## Request
Extract only the lines from the start of the entries below to the line with "0.3, 0.3, 0.3]", inclusive; omit every picture.

Code that draws figures
====
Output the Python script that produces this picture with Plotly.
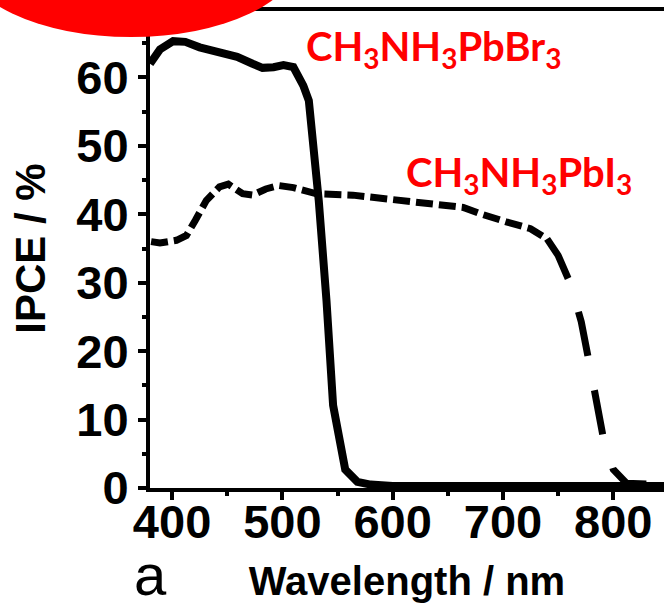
import plotly.graph_objects as go

# CH3NH3PbBr3 (solid)
br_wl = [380, 389, 401, 412, 425, 440, 459, 473, 482, 492, 501, 510, 519, 524,
         533, 540, 546, 557, 568, 580, 600, 650, 700, 750, 800, 846]
br_ipce = [62.0, 64.1, 65.3, 65.2, 64.4, 63.8, 63.0, 62.0, 61.4, 61.5, 61.8, 61.5, 58.8, 56.6,
           42.0, 27.4, 12.1, 2.7, 0.9, 0.5, 0.3, 0.3, 0.3, 0.3, 0.3, 0.3]

# CH3NH3PbI3 (dashed)
i_wl = [381, 389, 404, 413, 421, 431, 443, 451, 464, 473, 485, 497, 510, 531, 564,
        607, 637, 664, 679, 688, 703, 725, 740, 750, 761, 771, 780, 791, 800, 812, 830]
i_ipce = [36.0, 35.8, 36.2, 36.9, 39.1, 42.0, 44.0, 44.4, 43.0, 42.8, 43.7, 44.2, 43.9, 43.0, 42.8,
          42.0, 41.5, 41.0, 40.1, 39.6, 38.9, 37.9, 36.4, 34.0, 29.9, 24.3, 16.8, 7.3, 2.7, 0.7, 0.6]
split = 22  # index where the curve starts falling steeply

x_ticks = [400, 500, 600, 700, 800]
y_ticks = [0, 10, 20, 30, 40, 50, 60]

fig = go.Figure()
fig.add_trace(go.Scatter(x=br_wl, y=br_ipce, mode="lines",
                         line=dict(color="black", width=8), showlegend=False))
fig.add_trace(go.Scatter(x=i_wl[:split + 1], y=i_ipce[:split + 1], mode="lines",
                         line=dict(color="black", width=7, dash="17px,6px"), showlegend=False))
fig.add_trace(go.Scatter(x=i_wl[split:], y=i_ipce[split:], mode="lines",
                         line=dict(color="black", width=7, dash="45px,35px"), showlegend=False))

tickfont = dict(family="Liberation Sans", size=47, color="black", weight="bold")
titlefont = dict(family="Liberation Sans", size=40, color="black", weight="bold")

fig.update_layout(
    width=664, height=603,
    margin=dict(l=150, r=0, t=9, b=115),
    plot_bgcolor="white", paper_bgcolor="white",
    xaxis=dict(range=[380, 846], tickvals=x_ticks, ticks="outside", ticklen=8, tickwidth=4,
               tickcolor="black", showline=True, linewidth=4, linecolor="black",
               showgrid=False, zeroline=False, tickfont=tickfont, ticklabelstandoff=-18,
               minor=dict(ticks="outside", ticklen=4, tickwidth=4, tickcolor="black", dtick=50, tick0=350),
               title=dict(text="Wavelength / nm", font=titlefont, standoff=21)),
    yaxis=dict(range=[0, 70], tickvals=y_ticks, ticks="outside", ticklen=8, tickwidth=4,
               tickcolor="black", showline=True, linewidth=4, linecolor="black",
               showgrid=False, zeroline=False, tickfont=tickfont,
               minor=dict(ticks="outside", ticklen=4, tickwidth=4, tickcolor="black", dtick=5, tick0=5),
               title=dict(text="IPCE / %", font=dict(family="Liberation Sans", size=42, color="black", weight="bold"),
                          standoff=19)),
    shapes=[
        dict(type="line", xref="paper", yref="paper", x0=0, x1=1, y0=1, y1=1,
             line=dict(color="black", width=4), layer="above"),
        dict(type="circle", xref="paper", yref="paper", x0=-0.3638, x1=0.2899, y0=0.9416, y1=1.2754,
             fillcolor="#FF0000", line=dict(width=0), layer="above"),
    ],
    annotations=[
        dict(text="CH<sub>3</sub>NH<sub>3</sub>PbBr<sub>3</sub>", x=519.5, y=64.2, xref="x", yref="y",
             xanchor="left", yanchor="middle", showarrow=False,
             font=dict(family="Lato", size=40, color="#FF0000", weight="bold")),
        dict(text="CH<sub>3</sub>NH<sub>3</sub>PbI<sub>3</sub>", x=610.0, y=45.8, xref="x", yref="y",
             xanchor="left", yanchor="middle", showarrow=False,
             font=dict(family="Lato", size=40, color="#FF0000", weight="bold")),
        dict(text="a", x=0.0, y=-0.18, xref="paper", yref="paper", xanchor="center", yanchor="middle",
             showarrow=False, font=dict(family="Liberation Sans", size=58, color="black")),
    ],
)

fig.write_html("out.html")
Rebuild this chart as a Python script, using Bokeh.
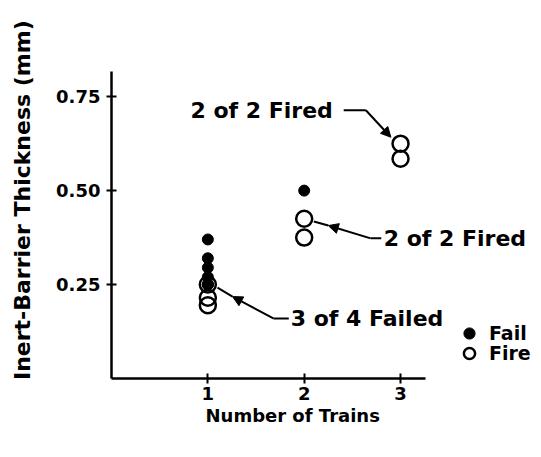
from bokeh.plotting import figure
from bokeh.models import (Label, Arrow, NormalHead, FixedTicker, Legend,
                          LegendItem, Range1d, Title)
from bokeh.embed import file_html
from bokeh.resources import INLINE

# ---- data ----
trains_fail = [1, 1, 1, 1, 1, 1, 1, 2]
thick_fail = [0.37, 0.32, 0.295, 0.27, 0.25, 0.25, 0.25, 0.50]
trains_fire = [1, 1, 1, 2, 2, 3, 3]
thick_fire = [0.25, 0.215, 0.195, 0.425, 0.375, 0.625, 0.585]

x_ticks = [1, 2, 3]
y_ticks = [0.25, 0.50, 0.75]
y_tick_labels = {0.25: "0.25", 0.5: "0.50", 0.75: "0.75"}

notes = ["2 of 2  Fired", "2 of 2  Fired", "3 of 4  Failed"]

FONT = "DejaVu Sans"

p = figure(width=533, height=449, frame_width=422, frame_height=372,
           x_range=Range1d(0, 4.38), y_range=Range1d(0, 0.99),
           output_backend="svg", toolbar_location=None,
           min_border_left=111, min_border_right=0,
           min_border_top=6, min_border_bottom=71)

p.xgrid.visible = False
p.ygrid.visible = False
p.outline_line_color = None
p.background_fill_color = "white"

for ax in (p.xaxis[0], p.yaxis[0]):
    ax.axis_line_width = 2.5
    ax.axis_line_color = "black"
    ax.major_tick_line_width = 2
    ax.major_tick_in = 5
    ax.major_tick_out = 5
    ax.minor_tick_line_color = None
    ax.major_label_text_font = FONT
    ax.major_label_text_font_style = "bold"
    ax.major_label_text_font_size = "18px"
    ax.major_label_text_color = "black"
    ax.axis_label_text_font = FONT
    ax.axis_label_text_font_style = "bold"
    ax.axis_label_text_color = "black"

p.xaxis.ticker = FixedTicker(ticks=x_ticks)
p.yaxis.ticker = FixedTicker(ticks=y_ticks)
p.xaxis.bounds = (0, 3.26)
p.yaxis.bounds = (0, 0.816)
p.yaxis.major_label_overrides = y_tick_labels
p.xaxis.major_label_standoff = 3
p.yaxis.major_label_standoff = 6
p.yaxis.axis_label = "Inert-Barrier  Thickness  (mm)"
p.yaxis.axis_label_text_font_size = "22px"
p.yaxis.axis_label_standoff = 18

xlabel = Title(text="Number  of  Trains", align="left", offset=94,
               text_font=FONT, text_font_style="bold", text_font_size="18px",
               text_color="black", standoff=0)
p.add_layout(xlabel, "below")

fire = p.scatter(trains_fire, thick_fire, size=16, marker="circle",
                 fill_color=None, line_color="black", line_width=2.5)
fail = p.scatter(trains_fail, thick_fail, size=11, marker="circle",
                 fill_color="black", line_color="black")

legend_style = dict(padding=0, margin=0, spacing=0,
                    border_line_color=None, background_fill_alpha=0,
                    glyph_width=28, glyph_height=28, label_height=20,
                    label_standoff=6,
                    label_text_font=FONT, label_text_font_style="bold",
                    label_text_font_size="19px", label_text_color="black")
legend_fail = Legend(items=[LegendItem(label="Fail", renderers=[fail])],
                     location=(344, 31), **legend_style)
legend_fire = Legend(items=[LegendItem(label="Fire", renderers=[fire])],
                     location=(344, 11), **legend_style)
p.add_layout(legend_fail, "center")
p.add_layout(legend_fire, "center")

# annotation texts
text_pos = [(0.82, 0.714), (2.825, 0.373), (1.86, 0.160)]
for (tx, ty), t in zip(text_pos, notes):
    p.add_layout(Label(x=tx, y=ty, text=t, text_baseline="middle",
                       text_font=FONT, text_font_style="bold",
                       text_font_size="22px", text_color="black"))

# leader lines: (x0, y0, x1, y1, with_head)
leaders = [
    (2.41, 0.714, 2.64, 0.714, False),
    (2.64, 0.714, 2.90, 0.642, True),
    (2.80, 0.373, 2.69, 0.373, False),
    (2.69, 0.373, 2.25, 0.407, True),
    (2.25, 0.407, 2.10, 0.418, False),
    (1.84, 0.160, 1.68, 0.160, False),
    (1.68, 0.160, 1.256, 0.218, True),
    (1.256, 0.218, 1.10, 0.242, False),
]
for x0, y0, x1, y1, head in leaders:
    end = NormalHead(size=10, fill_color="black", line_color="black", line_width=1) if head else None
    p.add_layout(Arrow(x_start=x0, y_start=y0, x_end=x1, y_end=y1,
                       line_width=2, line_color="black", end=end))

open("out.html", "w").write(file_html(p, INLINE))
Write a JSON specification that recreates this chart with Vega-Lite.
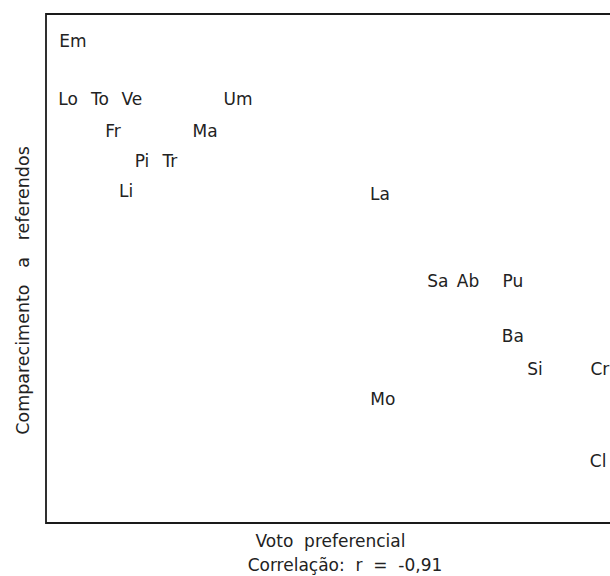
====
## Output below
Output the Python script that produces this picture with Plotly.
import plotly.graph_objects as go

# CH3NH3PbBr3 (solid)
br_wl = [380, 389, 401, 412, 425, 440, 459, 473, 482, 492, 501, 510, 519, 524,
         533, 540, 546, 557, 568, 580, 600, 650, 700, 750, 800, 846]
br_ipce = [62.0, 64.1, 65.3, 65.2, 64.4, 63.8, 63.0, 62.0, 61.4, 61.5, 61.8, 61.5, 58.8, 56.6,
           42.0, 27.4, 12.1, 2.7, 0.9, 0.5, 0.3, 0.3, 0.3, 0.3, 0.3, 0.3]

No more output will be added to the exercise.